What needs to be done: Collect every line that includes the string "draw".

Supplied material:
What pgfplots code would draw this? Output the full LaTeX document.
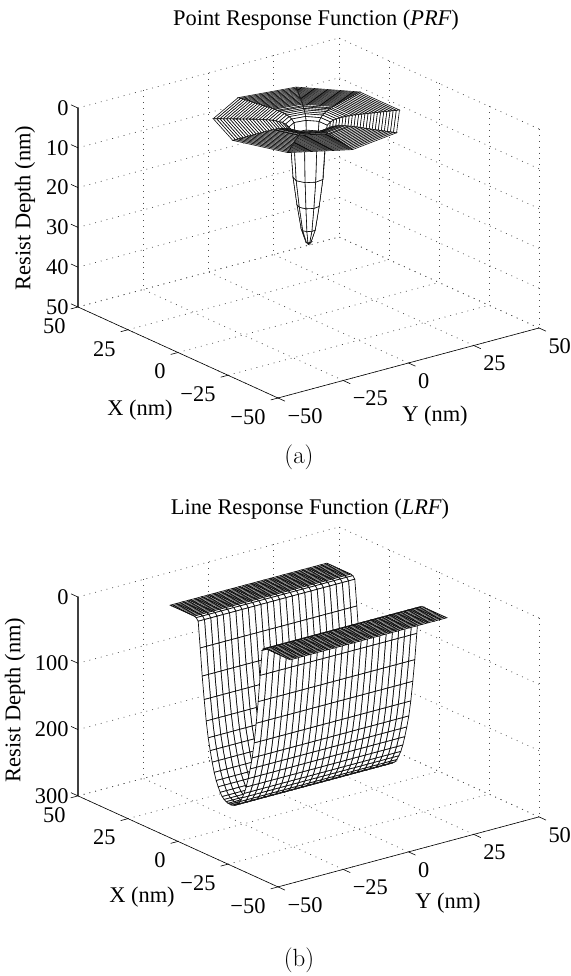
\documentclass[border=0pt]{standalone}
\usepackage{fontspec}
\usepackage{pgfplots}
\usepackage{pgfplotstable}
\pgfplotsset{compat=1.18}
\newfontfamily\tm{Liberation Serif}
\newcommand{\sz}{\tm\fontsize{22.5}{26}\selectfont}
% PRF radial profile: r, sector edge c, depth z
\pgfplotstableread[row sep=\\]{
r c z\\
29 0 0.4\\ 29 1 0.4\\ 28 0 0.4\\ 28 1 0.4\\ 27 0 0.4\\ 27 1 0.4\\ 26 0 0.4\\ 26 1 0.4\\
25 0 0.4\\ 25 1 0.4\\ 24 0 0.4\\ 24 1 0.4\\ 23 0 0.4\\ 23 1 0.4\\ 22 0 0.4\\ 22 1 0.4\\
21 0 0.4\\ 21 1 0.4\\ 20 0 0.4\\ 20 1 0.4\\ 19 0 0.4\\ 19 1 0.4\\ 18 0 0.4\\ 18 1 0.4\\
17 0 0.4\\ 17 1 0.4\\ 16 0 0.4\\ 16 1 0.4\\ 15 0 0.4\\ 15 1 0.4\\ 14 0 0.4\\ 14 1 0.4\\
13 0 0.5\\ 13 1 0.5\\ 12 0 0.5\\ 12 1 0.5\\ 11 0 0.6\\ 11 1 0.6\\ 10 0 0.7\\ 10 1 0.7\\
9 0 0.9\\ 9 1 0.9\\ 8 0 1.1\\ 8 1 1.1\\ 7 0 1.5\\ 7 1 1.5\\ 6 0 2.2\\ 6 1 2.2\\
5.6 0 4.5\\ 5.6 1 4.5\\ 4.7 0 14.8\\ 4.7 1 14.8\\ 3.5 0 21.7\\ 3.5 1 21.7\\
2.2 0 27.8\\ 2.2 1 27.8\\ 0.8 0 31\\ 0.8 1 31\\ 0 0 31.5\\ 0 1 31.5\\
}\prf
% LRF cross-section: x, strip edge c, depth z
\pgfplotstableread[row sep=\\]{
x c z\\
30 0 6\\ 30 1 6\\ 29 0 6\\ 29 1 6\\ 28 0 6\\ 28 1 6\\ 27 0 6\\ 27 1 6\\ 26 0 6\\ 26 1 6\\
25 0 6\\ 25 1 6\\ 24 0 6\\ 24 1 6\\ 23 0 6\\ 23 1 6\\ 22 0 6\\ 22 1 6\\ 21 0 6\\ 21 1 6\\
20 0 6\\ 20 1 6\\ 19 0 6\\ 19 1 6\\ 18 0 6\\ 18 1 6\\ 17 0 7\\ 17 1 7\\ 16 0 11\\ 16 1 11\\
15 0 50\\ 15 1 50\\ 14 0 91\\ 14 1 91\\ 13 0 125\\ 13 1 125\\ 12 0 156\\ 12 1 156\\
11 0 180\\ 11 1 180\\ 10 0 198\\ 10 1 198\\ 9 0 214\\ 9 1 214\\ 8 0 228\\ 8 1 228\\
7 0 239\\ 7 1 239\\ 6 0 247\\ 6 1 247\\ 5 0 254\\ 5 1 254\\ 4 0 259\\ 4 1 259\\
3 0 262\\ 3 1 262\\ 2 0 264\\ 2 1 264\\ 1 0 265\\ 1 1 265\\ 0 0 265\\ 0 1 265\\
-1 0 265\\ -1 1 265\\ -2 0 264\\ -2 1 264\\ -3 0 262\\ -3 1 262\\ -4 0 259\\ -4 1 259\\
-5 0 254\\ -5 1 254\\ -6 0 247\\ -6 1 247\\ -7 0 239\\ -7 1 239\\ -8 0 228\\ -8 1 228\\
-9 0 214\\ -9 1 214\\ -10 0 198\\ -10 1 198\\ -11 0 180\\ -11 1 180\\ -12 0 156\\ -12 1 156\\
-13 0 125\\ -13 1 125\\ -14 0 91\\ -14 1 91\\ -15 0 50\\ -15 1 50\\ -16 0 11\\ -16 1 11\\
-17 0 7\\ -17 1 7\\ -18 0 6\\ -18 1 6\\ -19 0 6\\ -19 1 6\\ -20 0 6\\ -20 1 6\\
-21 0 6\\ -21 1 6\\ -22 0 6\\ -22 1 6\\ -23 0 6\\ -23 1 6\\ -24 0 6\\ -24 1 6\\
-25 0 6\\ -25 1 6\\ -26 0 6\\ -26 1 6\\ -27 0 6\\ -27 1 6\\ -28 0 6\\ -28 1 6\\
-29 0 6\\ -29 1 6\\ -30 0 6\\ -30 1 6\\
}\lrf
\pgfplotsset{
  rf/.style={
    anchor=origin, clip=false,
    x={(-2bp,0.91bp)}, y={(2.61bp,0.70bp)},
    xmin=-50,xmax=50,ymin=-50,ymax=50,
    xtick={-50,-25,0,25,50}, ytick={-50,-25,0,25,50},
    xticklabels={−50,−25,0,25,50}, yticklabels={−50,−25,0,25,50},
    grid=major, grid style={dash pattern=on 0.9bp off 5bp, black!70, line width=0.7pt},
    axis line style={draw=none},
    tick pos=lower,
    tick style={draw=none},
    label style={font=\sz},
    x tick label style={font=\sz, anchor=east, xshift=-9bp, yshift=-19bp},
    y tick label style={font=\sz, anchor=west, xshift=6bp, yshift=-18bp},
    z tick label style={font=\sz, anchor=east, xshift=-6bp},
    colormap={wh}{color=(white) color=(white)},
  },
  sf/.style={surf, shader=faceted, faceted color=black!95, z buffer=sort},
  tk/.style={black, line width=0.6pt, forget plot},
}
\begin{document}
\begin{tikzpicture}
\path[use as bounding box] (0,0) rectangle (571bp,976bp);
\begin{axis}[rf, at={(308.5bp,857.5bp)}, z={(0bp,-3.98bp)}, zmin=0, zmax=50,
  ztick={0,10,20,30,40,50}, zticklabels={0,10,20,30,40,50}]
\pgfplotsinvokeforeach{30,-10,70,310,110,270,150,230,190}{
  \addplot3[sf, line width=0.6pt, mesh/rows=30, mesh/cols=2] table[
    x expr={\thisrow{r}*cos(#1+40*\thisrow{c})},
    y expr={\thisrow{r}*sin(#1+40*\thisrow{c})}, z=z] {\prf};
}
\addplot3[tk] coordinates {(50,-50,50) (-50,-50,50) (-50,50,50)};
\addplot3[black!75, line width=1.1pt, forget plot] coordinates {(50,-50,0) (50,-50,50)};
\pgfplotsinvokeforeach{-50,-25,0,25,50}{
  \addplot3[tk] coordinates {(#1,-50,50) (#1,-52.8,50)};
  \addplot3[tk] coordinates {(-50,#1,50) (-53.5,#1,50)};
}
\pgfplotsinvokeforeach{0,10,20,30,40,50}{
  \addplot3[tk] coordinates {(50,-50,#1) (53.5,-50,#1)};
}
\end{axis}
\begin{axis}[rf, at={(308.5bp,368.5bp)}, z={(0bp,-0.663bp)}, zmin=0, zmax=300,
  ztick={0,100,200,300}, zticklabels={0,100,200,300}]
\pgfplotsinvokeforeach{27.6,25.2,22.8,20.4,18,15.6,13.2,10.8,8.4,6,3.6,1.2,-1.2,-3.6,-6,-8.4,-10.8,-13.2,-15.6,-18,-20.4,-22.8,-25.2,-27.6,-30}{
  \addplot3[sf, line width=0.7pt, mesh/rows=61, mesh/cols=2] table[
    x=x, y expr={#1+2.4*\thisrow{c}}, z=z] {\lrf};
}
\addplot3[tk] coordinates {(50,-50,300) (-50,-50,300) (-50,50,300)};
\addplot3[black!75, line width=1.1pt, forget plot] coordinates {(50,-50,0) (50,-50,300)};
\pgfplotsinvokeforeach{-50,-25,0,25,50}{
  \addplot3[tk] coordinates {(#1,-50,300) (#1,-52.8,300)};
  \addplot3[tk] coordinates {(-50,#1,300) (-53.5,#1,300)};
}
\pgfplotsinvokeforeach{0,100,200,300}{
  \addplot3[tk] coordinates {(50,-50,#1) (53.5,-50,#1)};
}
\end{axis}
\node[font=\sz] at (316bp,956bp) {Point Response Function ({\itshape PRF})};
\node[font=\sz] at (310bp,467bp) {Line Response Function ({\itshape LRF})};
\node[font=\sz] at (140bp,566bp) {X (nm)};
\node[font=\sz] at (435bp,560bp) {Y (nm)};
\node[font=\sz,rotate=90] at (25bp,768bp) {Resist Depth (nm)};
\node[font=\sz] at (142bp,79bp) {X (nm)};
\node[font=\sz] at (448bp,73bp) {Y (nm)};
\node[font=\sz,rotate=90] at (15bp,276bp) {Resist Depth (nm)};
\node[font=\fontsize{25}{30}\selectfont] at (299bp,519bp) {(a)};
\node[font=\fontsize{25}{30}\selectfont] at (299bp,16bp) {(b)};
\end{tikzpicture}
\end{document}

Worked answer:
What pgfplots code would draw this? Output the full LaTeX document.
    axis line style={draw=none},
    tick style={draw=none},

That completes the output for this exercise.